Oil paint, coffee, gold leaf, tissue, varnish on canvas

Dimensions: 48" x 48"

Image courtesy of the artist

Sarah Jane Phillips

Hunstville, Alabama www.janephilipsstudio.com/

Throughout my life, I have struggled to varying degrees with an anxiety disorder. It’s as if I share my mind with a dark tide. At times, it swells unbearably to the surface, threatening to drown me. At other times, it remains a soft lull in the corner of my mind, waves peacefully lapping at the shore, almost forgotten.

Much of my art explores these feelings of anxiety. My figures dwell in dark, undefined, swirling masses that transform into mental landscapes. At times, the background obscures the figure, overwhelming it. At other times, it retreats, just as the tides of my own struggle ebb and flow. The glow of gold is a warm comfort within the darkness and a soft recollection of religious iconography that creates saints of the unabashed, naked curves of feminine forms.

In growing and exploring my identity as a woman, I’ve struggled to break with the ideas of traditional femininity: that to be feminine is to be small and unseen. Through my work, I depict women in a realistic and unidealized way that gives them power over their own expression, identity, and body.

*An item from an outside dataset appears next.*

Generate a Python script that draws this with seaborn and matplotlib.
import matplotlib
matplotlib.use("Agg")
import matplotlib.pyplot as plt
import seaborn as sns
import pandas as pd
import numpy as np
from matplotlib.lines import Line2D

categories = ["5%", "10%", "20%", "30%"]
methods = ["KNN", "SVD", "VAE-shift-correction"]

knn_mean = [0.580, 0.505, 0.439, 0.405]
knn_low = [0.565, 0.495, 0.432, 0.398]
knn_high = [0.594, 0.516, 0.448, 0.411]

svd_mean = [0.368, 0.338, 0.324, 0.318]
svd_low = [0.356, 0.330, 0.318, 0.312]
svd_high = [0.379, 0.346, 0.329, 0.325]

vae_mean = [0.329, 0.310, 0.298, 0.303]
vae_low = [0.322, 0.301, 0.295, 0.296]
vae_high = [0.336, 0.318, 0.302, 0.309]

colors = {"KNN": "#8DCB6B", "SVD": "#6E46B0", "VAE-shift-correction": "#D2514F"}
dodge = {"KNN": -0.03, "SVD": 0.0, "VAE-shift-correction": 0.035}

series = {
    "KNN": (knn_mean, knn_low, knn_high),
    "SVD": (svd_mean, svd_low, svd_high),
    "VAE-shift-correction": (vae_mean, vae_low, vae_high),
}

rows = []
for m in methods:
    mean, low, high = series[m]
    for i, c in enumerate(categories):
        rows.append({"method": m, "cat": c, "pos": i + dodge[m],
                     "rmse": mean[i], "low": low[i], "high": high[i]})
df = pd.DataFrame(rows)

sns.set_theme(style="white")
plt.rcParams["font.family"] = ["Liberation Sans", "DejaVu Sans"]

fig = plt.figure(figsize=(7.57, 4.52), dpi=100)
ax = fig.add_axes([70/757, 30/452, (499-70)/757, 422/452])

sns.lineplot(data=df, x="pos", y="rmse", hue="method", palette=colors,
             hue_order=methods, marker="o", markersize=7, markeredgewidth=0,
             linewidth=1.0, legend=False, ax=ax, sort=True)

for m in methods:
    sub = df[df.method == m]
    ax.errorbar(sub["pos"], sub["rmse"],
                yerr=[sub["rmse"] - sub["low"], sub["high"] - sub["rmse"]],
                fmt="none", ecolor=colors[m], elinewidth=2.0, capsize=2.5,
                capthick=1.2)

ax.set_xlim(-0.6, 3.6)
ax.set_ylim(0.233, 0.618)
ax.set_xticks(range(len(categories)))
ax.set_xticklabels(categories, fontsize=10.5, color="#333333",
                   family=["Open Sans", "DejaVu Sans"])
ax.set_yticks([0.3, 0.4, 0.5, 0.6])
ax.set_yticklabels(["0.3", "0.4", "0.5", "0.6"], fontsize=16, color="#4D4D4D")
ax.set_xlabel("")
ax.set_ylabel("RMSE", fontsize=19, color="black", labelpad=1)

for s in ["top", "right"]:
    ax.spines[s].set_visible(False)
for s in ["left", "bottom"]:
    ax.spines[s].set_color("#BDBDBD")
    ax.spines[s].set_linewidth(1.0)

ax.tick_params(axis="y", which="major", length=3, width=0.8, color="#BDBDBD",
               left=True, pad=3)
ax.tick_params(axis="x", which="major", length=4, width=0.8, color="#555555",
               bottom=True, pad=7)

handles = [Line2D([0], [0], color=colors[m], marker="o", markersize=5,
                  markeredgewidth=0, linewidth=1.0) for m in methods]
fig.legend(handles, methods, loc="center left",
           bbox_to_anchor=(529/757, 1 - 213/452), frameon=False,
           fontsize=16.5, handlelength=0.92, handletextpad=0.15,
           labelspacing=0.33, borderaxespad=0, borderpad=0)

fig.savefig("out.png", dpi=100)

In the grand tradition of figurative art, my figures are painted in oil. Most of my subjects are nude. Nudity expresses vulnerability as well as ownership of one’s own being. For eons, male artists have used female bodies as subject and muse. In fact, my figures are often described as “Rubenesque” as if the artist himself invented full bodies and natural curves. It is important for me to reclaim this imagery for myself and for the women I depict. I think women in art, both as artist and subject, have not held their own agency in history. I want to show women in a way that is personal and genuine. There is frailty and strength; sexuality and stillness; so many contradictions wrapped into a single form that express the many facets of femininity.

Many of my works evoke the flora and fauna of the American South. Grasses, lily pads, snakes, frogs, and algae recall the disquieting and beautiful habitat of the swamp, ever circulating with death and growth. The detritus creates haunting gloominess and beauty, the remnants of life nurturing new life. The brown hues recall dirt, from which all things grow and return.

More frequently, my figures are captured in scenes of nature, surrounded by Queen Anne’s Lace, forests, and hiking paths. In my own life, I seek connection with nature to find solace and calm my mind; to reflect in solitude. Many times, my paintings depict a solitary figure, the story of a singular being reflecting in nature and connecting with the universe and their truest self.

My art has allowed me to express myself and to expel my inner demons. My vocabulary has evolved through experimentation with different techniques and modifying traditional mediums. The results are at once sedentary and dynamic. The oil painting figures are often rendered in silent meditation. The environment is created through physical motion; I climb atop and around the canvas, flinging paint, throwing ink, and sprinkling dust. The canvas becomes a punching bag; I sling, hit, slap, and beat coffee, paint, ink, and charcoal into the surface. I experiment with different materials in order to create chemical reaction, and seek to immobilize them beneath a glossy surface. These reactions are often created by attempting to combine opposing ingredients such as oil and water, ink and turpentine. Many of the brown hues are created with coffee.